Entries with chart source code:
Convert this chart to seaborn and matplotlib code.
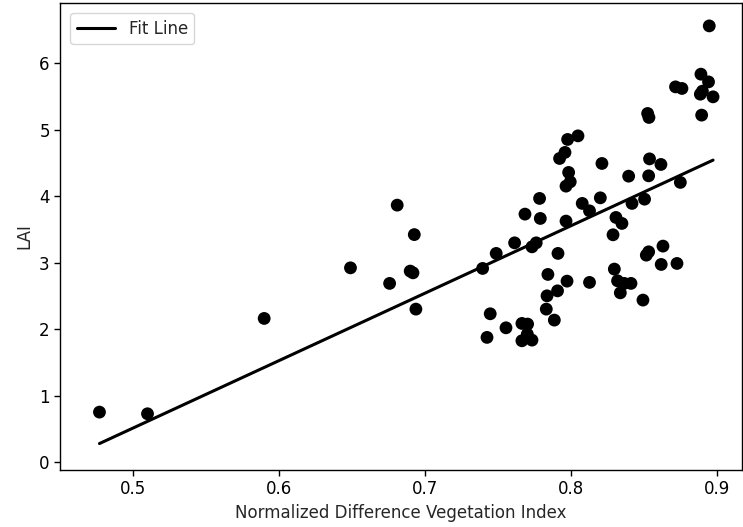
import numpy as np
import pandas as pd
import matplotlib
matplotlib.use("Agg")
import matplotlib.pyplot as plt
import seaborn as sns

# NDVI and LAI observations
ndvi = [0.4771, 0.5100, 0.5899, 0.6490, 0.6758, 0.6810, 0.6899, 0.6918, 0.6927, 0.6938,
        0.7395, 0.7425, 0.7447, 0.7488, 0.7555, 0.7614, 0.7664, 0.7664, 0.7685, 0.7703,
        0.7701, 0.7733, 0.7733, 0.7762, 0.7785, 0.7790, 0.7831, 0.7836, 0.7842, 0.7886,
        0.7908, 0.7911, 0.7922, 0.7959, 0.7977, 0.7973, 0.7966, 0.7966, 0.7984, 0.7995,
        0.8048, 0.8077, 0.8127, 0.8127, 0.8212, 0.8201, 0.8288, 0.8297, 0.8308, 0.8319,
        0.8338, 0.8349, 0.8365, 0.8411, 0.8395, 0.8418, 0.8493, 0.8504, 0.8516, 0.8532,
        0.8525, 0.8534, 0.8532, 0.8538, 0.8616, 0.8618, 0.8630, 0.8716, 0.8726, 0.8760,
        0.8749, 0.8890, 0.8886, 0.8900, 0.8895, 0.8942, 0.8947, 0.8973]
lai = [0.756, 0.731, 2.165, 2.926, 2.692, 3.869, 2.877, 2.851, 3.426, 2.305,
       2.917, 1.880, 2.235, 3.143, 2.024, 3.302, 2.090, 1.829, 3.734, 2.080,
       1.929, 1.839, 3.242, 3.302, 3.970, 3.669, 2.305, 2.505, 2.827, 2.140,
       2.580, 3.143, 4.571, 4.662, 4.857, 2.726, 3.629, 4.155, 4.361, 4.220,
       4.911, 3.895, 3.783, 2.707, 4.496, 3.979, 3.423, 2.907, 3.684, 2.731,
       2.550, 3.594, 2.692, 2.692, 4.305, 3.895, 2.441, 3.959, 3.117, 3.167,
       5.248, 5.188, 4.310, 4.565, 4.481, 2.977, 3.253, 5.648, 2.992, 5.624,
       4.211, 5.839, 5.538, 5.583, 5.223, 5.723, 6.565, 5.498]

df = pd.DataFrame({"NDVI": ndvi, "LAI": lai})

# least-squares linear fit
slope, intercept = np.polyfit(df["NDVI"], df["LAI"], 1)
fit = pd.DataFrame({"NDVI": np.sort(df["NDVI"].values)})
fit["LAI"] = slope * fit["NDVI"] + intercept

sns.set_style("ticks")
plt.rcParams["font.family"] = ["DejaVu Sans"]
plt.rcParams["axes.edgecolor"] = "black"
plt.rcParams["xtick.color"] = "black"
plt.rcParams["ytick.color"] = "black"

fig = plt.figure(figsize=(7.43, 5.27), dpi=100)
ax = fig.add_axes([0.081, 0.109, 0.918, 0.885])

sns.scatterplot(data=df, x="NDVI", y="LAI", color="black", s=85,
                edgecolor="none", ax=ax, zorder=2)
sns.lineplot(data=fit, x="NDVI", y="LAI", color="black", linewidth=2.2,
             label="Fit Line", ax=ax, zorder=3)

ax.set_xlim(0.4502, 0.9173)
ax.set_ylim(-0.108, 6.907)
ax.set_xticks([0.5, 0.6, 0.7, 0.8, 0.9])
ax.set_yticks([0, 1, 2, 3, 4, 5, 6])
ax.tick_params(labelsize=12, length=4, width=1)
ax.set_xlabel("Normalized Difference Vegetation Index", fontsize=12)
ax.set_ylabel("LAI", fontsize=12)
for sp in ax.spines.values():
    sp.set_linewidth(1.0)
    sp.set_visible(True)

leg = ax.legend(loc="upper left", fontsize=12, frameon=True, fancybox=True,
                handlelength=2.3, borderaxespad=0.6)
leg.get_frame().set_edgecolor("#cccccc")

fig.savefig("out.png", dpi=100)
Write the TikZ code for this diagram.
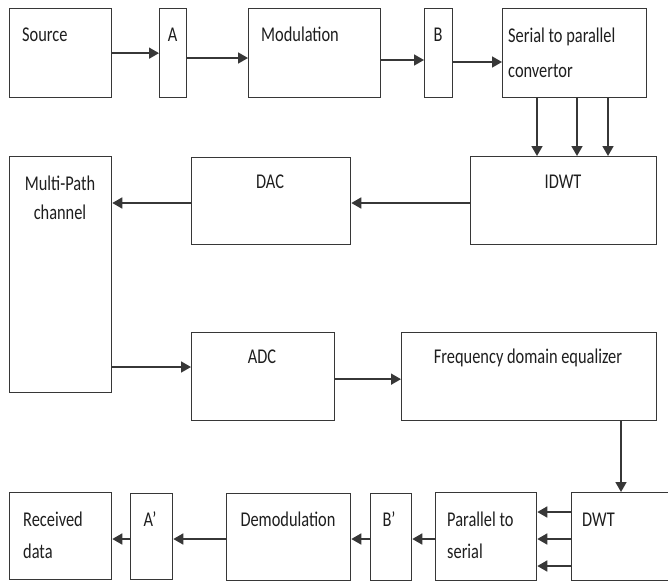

EXERCISE TASK: Each line that contains the word "matplotlib" counts toward the total; give only that total.

REPLY: 4